August 4, 2011

 

Thailand threatens farmers who raise pork prices illegally

 

 

After the discovery of farm gate pig prices higher than the government's recommended price, the commerce ministry threatens pig farmers with a maximum jail term of seven years, a maximum fine of THB140,000 (US$4706), or both.

 

The Commerce Ministry reported that the inspection at fresh markets in Bangkok on August 1 found that pork was sold at THB145-160 (US$4.87-5.38) per kilogramme while the recommended price announced by the ministry is at THB140-150 (US$4.71-5.04) per kilogramme.

 

Vendors said the Commerce Ministry has pegged the farm-gate price of live pigs at no more than THB79 (US$2.66) per kilogramme but they have purchased live pigs at THB82 (US$2.76) per kilogramme.

 

Hence, they had to adjust the price to rising price from farms.

 

Vendors complained that they have lost customers to modern trade stores where pork were sold at THB112 (US$3.77) per kilogramme.

 

The ministry found that the modern trade stores have arranged for promotion campaign to sell pork at a lower price to attract customers and has limited its sale.

 

As for the ministry's measures, ordering the private sector to temporarily slow down the export of live pigs in order to maintain adequate supply for domestic consumption will subsequently bring down the current high price.
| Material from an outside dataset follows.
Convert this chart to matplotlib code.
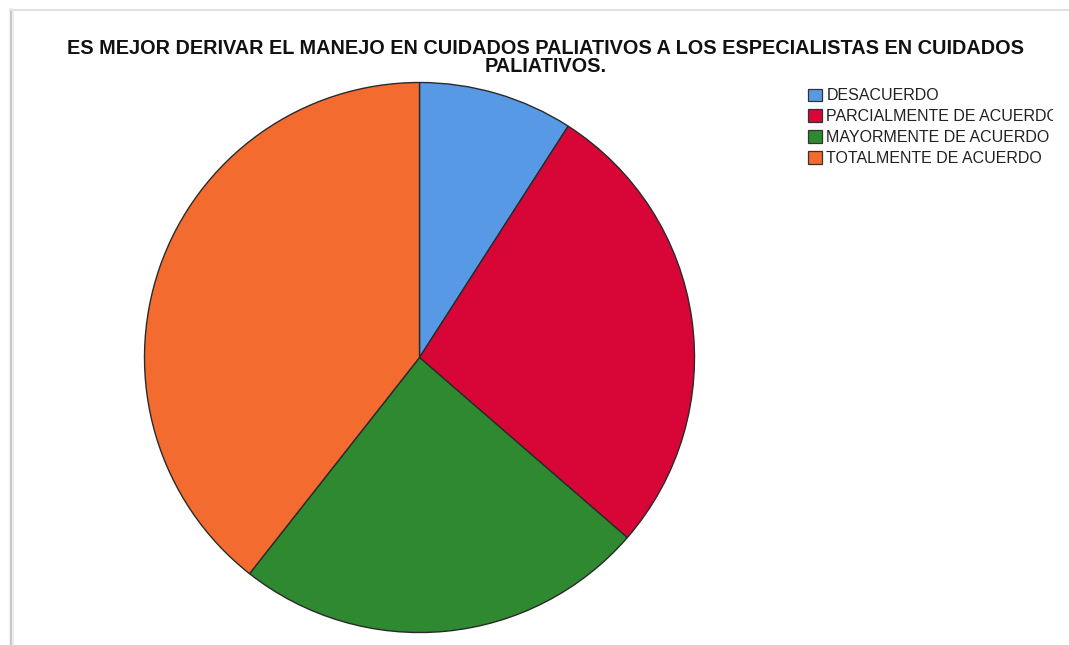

However, it is believed that the plan will not be able to prevent illegal pig export to neighbouring countries.

 

The price of live pigs in China is at THB100 (US$3.37) per kilogramme, which is higher than the recommended price of the government.

 

This attracted vendors to illegal export that resulted in shortage.

 

In the meantime, Internal Trade Department Director-General Watcharee Wimuktayon said her department has joined hands with the Consumer Protection Police Division to examine a big-time pig farmer in Chachoengsao Province.

 

They found that the pig farmer refused to distribute their pigs to vendors and sell them at a higher price than the government's recommended price.

 

The pig farmer was accused of hoarding and selling products at overpriced rates.

 

She warned that vendors who are selling pork at a higher price than the ministry's recommended price will be sentenced up to seven years in prison, fined up to THB140,000 (US$4706) or both.